* _Dataset excerpt_:
- - - - - - -

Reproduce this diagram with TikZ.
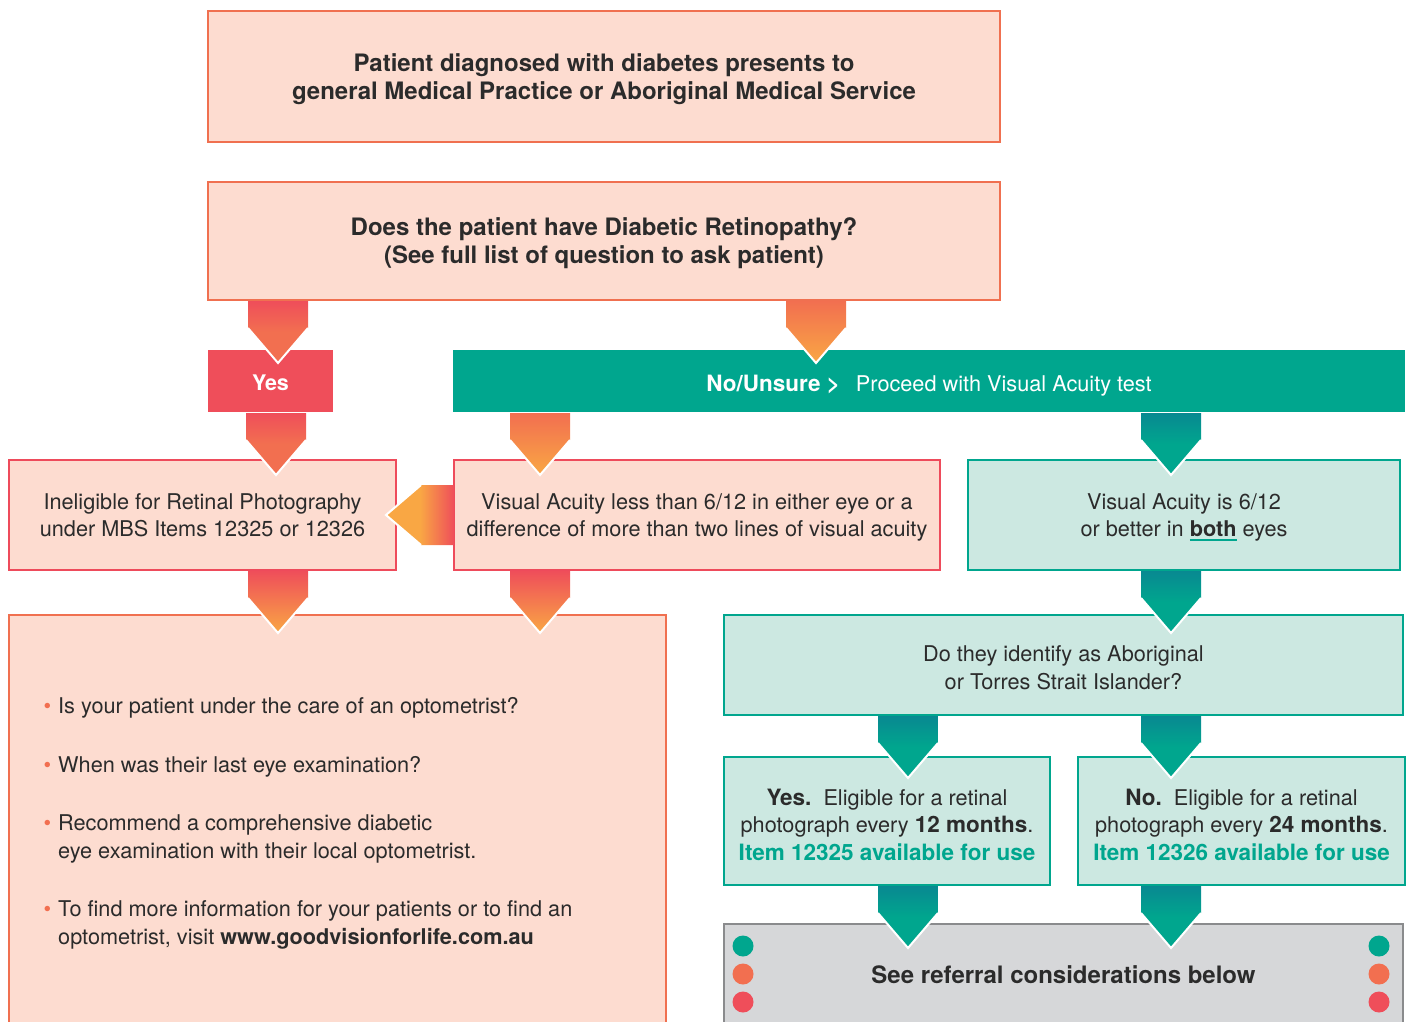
\documentclass[tikz,border=0pt]{standalone}
\usepackage{fontspec}
\setmainfont{TeX Gyre Heros}
\usepackage{tikz}
\usetikzlibrary{calc}

\definecolor{peach}{HTML}{FDDCD0}
\definecolor{edgeorange}{HTML}{F07050}
\definecolor{edgered}{HTML}{EE4B5B}
\definecolor{flowred}{HTML}{EF4E5A}
\definecolor{floworange}{HTML}{F26F50}
\definecolor{flowyellow}{HTML}{F9A744}
\definecolor{flowteal}{HTML}{00A68E}
\definecolor{darkteal}{HTML}{0B7F92}
\definecolor{paleteal}{HTML}{CCE8E1}
\definecolor{refgrey}{HTML}{D6D7D9}
\definecolor{refedge}{HTML}{8A8B8D}
\definecolor{txt}{HTML}{2B2B2B}

\newcommand{\bigbf}{\fontsize{24}{28}\selectfont\bfseries}
\newcommand{\midbf}{\fontsize{22.5}{27.5}\selectfont\bfseries}
\newcommand{\tealul}[1]{\setbox0\hbox{#1}\rlap{\textcolor{flowteal}{\rule[-4.5pt]{\wd0}{2pt}}}\box0\relax}
\newcommand{\bul}{\llap{\textcolor{floworange}{\textbullet}\hspace{7pt}}}

\newcommand{\chevdown}[4]{%
  \coordinate (ct0) at (#1,0 |- #2.south);
  \coordinate (ct) at ([yshift=-1pt]ct0);
  \coordinate (cb) at (#1,0 |- #3.north);
  \coordinate (cs) at ($(ct)!27pt!(cb)$);
  \coordinate (ce) at ($(ct)!62pt!(cb)$);
  \path[#4] ([xshift=-30pt]ct) -- ([xshift=-30pt]cs) -- (ce) -- ([xshift=30pt]cs) -- ([xshift=30pt]ct) -- cycle;
  \draw[white, line width=2pt] ([xshift=-30pt]cs) -- (ce) -- ([xshift=30pt]cs);
}

\tikzset{
  every node/.style={font=\fontsize{21.7}{27.5}\selectfont, text=txt},
  peachbox/.style={draw=edgeorange, fill=peach, line width=2.4pt, inner sep=0pt, outer sep=0pt, align=center, text depth=-3pt},
  redbox/.style={peachbox, draw=edgered},
  tealbox/.style={draw=flowteal, fill=paleteal, line width=2.4pt, inner sep=0pt, outer sep=0pt, align=center, text depth=-3pt},
  greybox/.style={draw=refedge, fill=refgrey, line width=2.4pt, inner sep=0pt, outer sep=0pt},
  tab/.style={fill=#1, text=white, inner sep=0pt, outer sep=0pt, align=center},
  redgrad/.style={top color=flowred, bottom color=floworange, middle color=floworange},
  orangegrad/.style={top color=floworange, bottom color=flowyellow},
  redorange/.style={top color=flowred, bottom color=flowyellow},
  tealgrad/.style={top color=darkteal!75!flowteal, bottom color=flowteal, middle color=flowteal}
}

\begin{document}
\begin{tikzpicture}[x=1pt, y=-1pt]
\useasboundingbox (0,0) rectangle (1410,1021);
\clip (0,0) rectangle (1410,1021);

\node[peachbox, minimum width=792pt, minimum height=131pt, font=\bigbf] (diag) at (604,76.5)
  {Patient diagnosed with diabetes presents to\\general Medical Practice or Aboriginal Medical Service};
\node[peachbox, minimum width=792pt, minimum height=118pt, font=\bigbf] (retq) at (604,241)
  {Does the patient have Diabetic Retinopathy?\\(See full list of question to ask patient)};

\node[tab=flowred, minimum width=125pt, minimum height=62pt, font=\fontsize{21.5}{27}\selectfont\bfseries] (yes) at (270.5,381) {\raisebox{-3pt}[12pt][0pt]{Yes}};
\node[tab=flowteal, minimum width=952pt, minimum height=62pt] (nobar) at (929,381)
  {\raisebox{-4pt}[12pt][0pt]{{\midbf No/Unsure >}\hspace{16pt}Proceed with Visual Acuity test}};

\node[redbox, minimum width=387pt, minimum height=110pt] (inelig) at (202.5,515)
  {Ineligible for Retinal Photography\\under MBS Items 12325 or 12326};
\node[redbox, minimum width=486pt, minimum height=110pt] (valess) at (697,515)
  {Visual Acuity less than 6/12 in either eye or a\\difference of more than two lines of visual acuity};
\node[tealbox, minimum width=432pt, minimum height=110pt] (vaok) at (1184,515)
  {Visual Acuity is 6/12\\or better in \tealul{\bfseries both} eyes};

\node[peachbox, minimum width=657pt, minimum height=425pt] (bigbox) at (337.5,827.5) {};
\node[anchor=north west, align=left, inner sep=0pt] (qlist) at (58,697.5)
  {\bul Is your patient under the care of an optometrist?\\[31pt]
   \bul When was their last eye examination?\\[31pt]
   \bul Recommend a comprehensive diabetic\\eye examination with their local optometrist.\\[31pt]
   \bul To find more information for your patients or to find an\\optometrist, visit {\bfseries www.goodvisionforlife.com.au}};

\node[tealbox, minimum width=679pt, minimum height=100pt, text height=48pt, text depth=0pt] (abor) at (1063.5,665)
  {Do they identify as Aboriginal\\or Torres Strait Islander?};
\node[tealbox, minimum width=326pt, minimum height=128pt, text height=78pt, text depth=0pt] (ayes) at (887,821)
  {{\midbf Yes.}\ \ Eligible for a retinal\\photograph every {\midbf 12 months}.\\{\color{flowteal}\midbf Item 12325 available for use}};
\node[tealbox, minimum width=327pt, minimum height=128pt, text height=78pt, text depth=0pt] (ano) at (1241.5,821)
  {{\midbf No.}\ \ Eligible for a retinal\\photograph every {\midbf 24 months}.\\{\color{flowteal}\midbf Item 12326 available for use}};

\node[greybox, minimum width=679pt, minimum height=116pt] (referral) at (1063.5,982) {};
\node[font=\bigbf] (reftext) at (1063.5,975) {See referral considerations below};
\foreach \y/\c in {946/flowteal, 974/floworange, 1002/flowred}{
  \fill[\c] (743,\y) circle (10.5pt);
  \fill[\c] (1379,\y) circle (10.5pt);
}

\chevdown{278}{retq}{yes}{redgrad}
\chevdown{816}{retq}{nobar}{orangegrad}
\chevdown{276}{yes}{inelig}{redgrad}
\chevdown{540}{nobar}{valess}{orangegrad}
\chevdown{1171}{nobar}{vaok}{tealgrad}
\chevdown{278}{inelig}{bigbox}{redorange}
\chevdown{540}{valess}{bigbox}{redorange}
\chevdown{1171}{vaok}{abor}{tealgrad}
\chevdown{908}{abor}{ayes}{tealgrad}
\chevdown{1171}{abor}{ano}{tealgrad}
\chevdown{908}{ayes}{referral}{tealgrad}
\chevdown{1171}{ano}{referral}{tealgrad}

\coordinate (lt) at (valess.west);
\coordinate (lb) at (inelig.east);
\coordinate (ls) at ($(lt)!33pt!(lb)$);
\coordinate (le) at ($(lt)!68pt!(lb)$);
\path[left color=flowyellow, right color=flowred, middle color=flowyellow]
  ([yshift=30pt]lt) -- ([yshift=30pt]ls) -- (le) -- ([yshift=-30pt]ls) -- ([yshift=-30pt]lt) -- cycle;
\draw[white, line width=2pt] ([yshift=30pt]ls) -- (le) -- ([yshift=-30pt]ls);
\end{tikzpicture}
\end{document}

- - - - - - -

* _What to produce_:
Omit the pictures and output all of the other material exactly.

* _Completed exercise_:
Reproduce this diagram with TikZ.
\documentclass[tikz,border=0pt]{standalone}
\usepackage{fontspec}
\setmainfont{TeX Gyre Heros}
\usepackage{tikz}
\usetikzlibrary{calc}

\definecolor{peach}{HTML}{FDDCD0}
\definecolor{edgeorange}{HTML}{F07050}
\definecolor{edgered}{HTML}{EE4B5B}
\definecolor{flowred}{HTML}{EF4E5A}
\definecolor{floworange}{HTML}{F26F50}
\definecolor{flowyellow}{HTML}{F9A744}
\definecolor{flowteal}{HTML}{00A68E}
\definecolor{darkteal}{HTML}{0B7F92}
\definecolor{paleteal}{HTML}{CCE8E1}
\definecolor{refgrey}{HTML}{D6D7D9}
\definecolor{refedge}{HTML}{8A8B8D}
\definecolor{txt}{HTML}{2B2B2B}

\newcommand{\bigbf}{\fontsize{24}{28}\selectfont\bfseries}
\newcommand{\midbf}{\fontsize{22.5}{27.5}\selectfont\bfseries}
\newcommand{\tealul}[1]{\setbox0\hbox{#1}\rlap{\textcolor{flowteal}{\rule[-4.5pt]{\wd0}{2pt}}}\box0\relax}
\newcommand{\bul}{\llap{\textcolor{floworange}{\textbullet}\hspace{7pt}}}

\newcommand{\chevdown}[4]{%
  \coordinate (ct0) at (#1,0 |- #2.south);
  \coordinate (ct) at ([yshift=-1pt]ct0);
  \coordinate (cb) at (#1,0 |- #3.north);
  \coordinate (cs) at ($(ct)!27pt!(cb)$);
  \coordinate (ce) at ($(ct)!62pt!(cb)$);
  \path[#4] ([xshift=-30pt]ct) -- ([xshift=-30pt]cs) -- (ce) -- ([xshift=30pt]cs) -- ([xshift=30pt]ct) -- cycle;
  \draw[white, line width=2pt] ([xshift=-30pt]cs) -- (ce) -- ([xshift=30pt]cs);
}

\tikzset{
  every node/.style={font=\fontsize{21.7}{27.5}\selectfont, text=txt},
  peachbox/.style={draw=edgeorange, fill=peach, line width=2.4pt, inner sep=0pt, outer sep=0pt, align=center, text depth=-3pt},
  redbox/.style={peachbox, draw=edgered},
  tealbox/.style={draw=flowteal, fill=paleteal, line width=2.4pt, inner sep=0pt, outer sep=0pt, align=center, text depth=-3pt},
  greybox/.style={draw=refedge, fill=refgrey, line width=2.4pt, inner sep=0pt, outer sep=0pt},
  tab/.style={fill=#1, text=white, inner sep=0pt, outer sep=0pt, align=center},
  redgrad/.style={top color=flowred, bottom color=floworange, middle color=floworange},
  orangegrad/.style={top color=floworange, bottom color=flowyellow},
  redorange/.style={top color=flowred, bottom color=flowyellow},
  tealgrad/.style={top color=darkteal!75!flowteal, bottom color=flowteal, middle color=flowteal}
}

\begin{document}
\begin{tikzpicture}[x=1pt, y=-1pt]
\useasboundingbox (0,0) rectangle (1410,1021);
\clip (0,0) rectangle (1410,1021);

\node[peachbox, minimum width=792pt, minimum height=131pt, font=\bigbf] (diag) at (604,76.5)
  {Patient diagnosed with diabetes presents to\\general Medical Practice or Aboriginal Medical Service};
\node[peachbox, minimum width=792pt, minimum height=118pt, font=\bigbf] (retq) at (604,241)
  {Does the patient have Diabetic Retinopathy?\\(See full list of question to ask patient)};

\node[tab=flowred, minimum width=125pt, minimum height=62pt, font=\fontsize{21.5}{27}\selectfont\bfseries] (yes) at (270.5,381) {\raisebox{-3pt}[12pt][0pt]{Yes}};
\node[tab=flowteal, minimum width=952pt, minimum height=62pt] (nobar) at (929,381)
  {\raisebox{-4pt}[12pt][0pt]{{\midbf No/Unsure >}\hspace{16pt}Proceed with Visual Acuity test}};

\node[redbox, minimum width=387pt, minimum height=110pt] (inelig) at (202.5,515)
  {Ineligible for Retinal Photography\\under MBS Items 12325 or 12326};
\node[redbox, minimum width=486pt, minimum height=110pt] (valess) at (697,515)
  {Visual Acuity less than 6/12 in either eye or a\\difference of more than two lines of visual acuity};
\node[tealbox, minimum width=432pt, minimum height=110pt] (vaok) at (1184,515)
  {Visual Acuity is 6/12\\or better in \tealul{\bfseries both} eyes};

\node[peachbox, minimum width=657pt, minimum height=425pt] (bigbox) at (337.5,827.5) {};
\node[anchor=north west, align=left, inner sep=0pt] (qlist) at (58,697.5)
  {\bul Is your patient under the care of an optometrist?\\[31pt]
   \bul When was their last eye examination?\\[31pt]
   \bul Recommend a comprehensive diabetic\\eye examination with their local optometrist.\\[31pt]
   \bul To find more information for your patients or to find an\\optometrist, visit {\bfseries www.goodvisionforlife.com.au}};

\node[tealbox, minimum width=679pt, minimum height=100pt, text height=48pt, text depth=0pt] (abor) at (1063.5,665)
  {Do they identify as Aboriginal\\or Torres Strait Islander?};
\node[tealbox, minimum width=326pt, minimum height=128pt, text height=78pt, text depth=0pt] (ayes) at (887,821)
  {{\midbf Yes.}\ \ Eligible for a retinal\\photograph every {\midbf 12 months}.\\{\color{flowteal}\midbf Item 12325 available for use}};
\node[tealbox, minimum width=327pt, minimum height=128pt, text height=78pt, text depth=0pt] (ano) at (1241.5,821)
  {{\midbf No.}\ \ Eligible for a retinal\\photograph every {\midbf 24 months}.\\{\color{flowteal}\midbf Item 12326 available for use}};

\node[greybox, minimum width=679pt, minimum height=116pt] (referral) at (1063.5,982) {};
\node[font=\bigbf] (reftext) at (1063.5,975) {See referral considerations below};
\foreach \y/\c in {946/flowteal, 974/floworange, 1002/flowred}{
  \fill[\c] (743,\y) circle (10.5pt);
  \fill[\c] (1379,\y) circle (10.5pt);
}

\chevdown{278}{retq}{yes}{redgrad}
\chevdown{816}{retq}{nobar}{orangegrad}
\chevdown{276}{yes}{inelig}{redgrad}
\chevdown{540}{nobar}{valess}{orangegrad}
\chevdown{1171}{nobar}{vaok}{tealgrad}
\chevdown{278}{inelig}{bigbox}{redorange}
\chevdown{540}{valess}{bigbox}{redorange}
\chevdown{1171}{vaok}{abor}{tealgrad}
\chevdown{908}{abor}{ayes}{tealgrad}
\chevdown{1171}{abor}{ano}{tealgrad}
\chevdown{908}{ayes}{referral}{tealgrad}
\chevdown{1171}{ano}{referral}{tealgrad}

\coordinate (lt) at (valess.west);
\coordinate (lb) at (inelig.east);
\coordinate (ls) at ($(lt)!33pt!(lb)$);
\coordinate (le) at ($(lt)!68pt!(lb)$);
\path[left color=flowyellow, right color=flowred, middle color=flowyellow]
  ([yshift=30pt]lt) -- ([yshift=30pt]ls) -- (le) -- ([yshift=-30pt]ls) -- ([yshift=-30pt]lt) -- cycle;
\draw[white, line width=2pt] ([yshift=30pt]ls) -- (le) -- ([yshift=-30pt]ls);
\end{tikzpicture}
\end{document}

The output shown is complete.